I hate to break it to you, readers, but the future despises you. That the upcoming round-number anniversary of the moonshot calls forth the memory of Kennedy's famously fulfilled promise only highlights this. You see, back when Jack made his proclamation, our forefathers — and maybe our foremothers too, if their false moustaches could deceive the local curate — would eagerly queue up for a turn at the kinetoscope, where would be played a cylinder informing them that by the year nineteen-hundred-and-eighty-five, we would all be living on Mars: being waited on by Plutonian butlers, having our nutritional needs satisfied by means of some kind of benign laser being shone up our noses, and establishing kickass nuclear launch facilities (one red planet is quite enough, is it not?).

In reality, as we sadly know, by 1985, NASA had given up faking moon landings, and Manchester United were FA Cup champions. Times were bleak; promises were broken.

There is a modern version of this phenomenon. We live in the midst of a media revolution. Some years ago, boffins, to use the tabloid vernacular, told us that we would all soon be interconnected by means of computers no larger than a standard household mangle, and that we would have so many television stations, broadcasting all day, every day, that we would need a device to control the set remotely. Our minds would consequently be expanded and peace would descend on our planet as we all listened to Mozart together in glorious communion.

Sadly, these wise folk were burnt at the stake as Protestants and never got to see their vision borne out. Well, half-borne out. True, we could listen to Mozart with our international brethren. But in reality, the internet, this vast virtual city, is filled with porn, cats and probably cat porn (hey, I'm not looking it up). People spend more time online irregularly updating their blogs and looking at x-rays of people who have various household objects located uncomfortably about their person than bettering themselves or the human race.
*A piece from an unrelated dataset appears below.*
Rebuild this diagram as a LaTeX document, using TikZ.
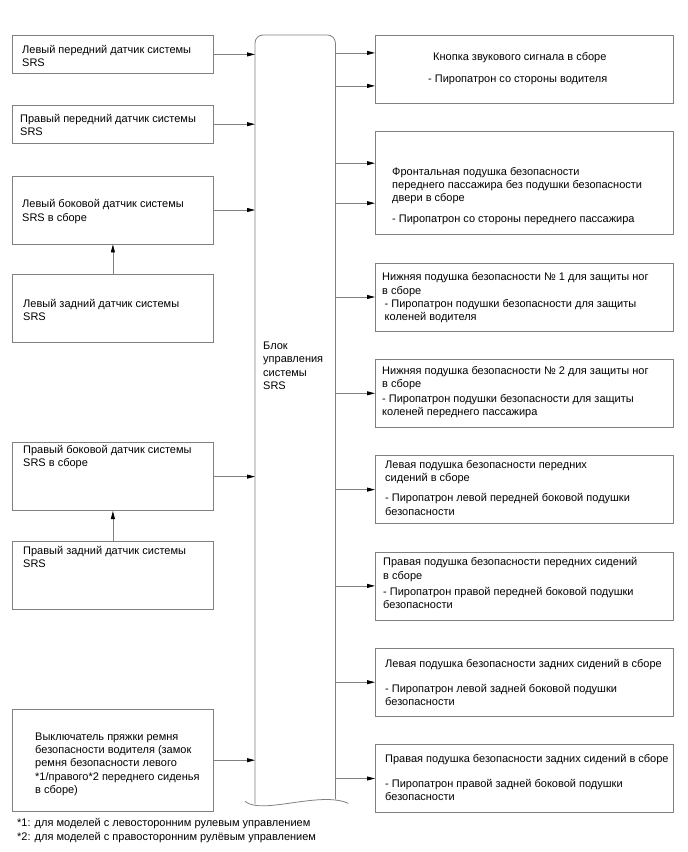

In other words, the bigger the field, the more the bullshit. Witness the coverage of the death of Michael Jackson. Now, I'm no member of the legion of the tedious who have somehow contrived to be offended by the fact that this has been a major news story. This was the death of Michael Jackson, after all, you loathsome stains of misery. But very quickly, with person after person stating and restating nothing more than the bare fact of the matter from a variety of locations in an array of media, it felt like someone was repeating a word over and over (over over over over over over over over over over over over over over over over over over over over over over over over over over over over over over over over over over over over over) until it has lost its meaning. By the time the sun had risen on the Friday morning's acres of nothingness, it had become, weirdly, numbing.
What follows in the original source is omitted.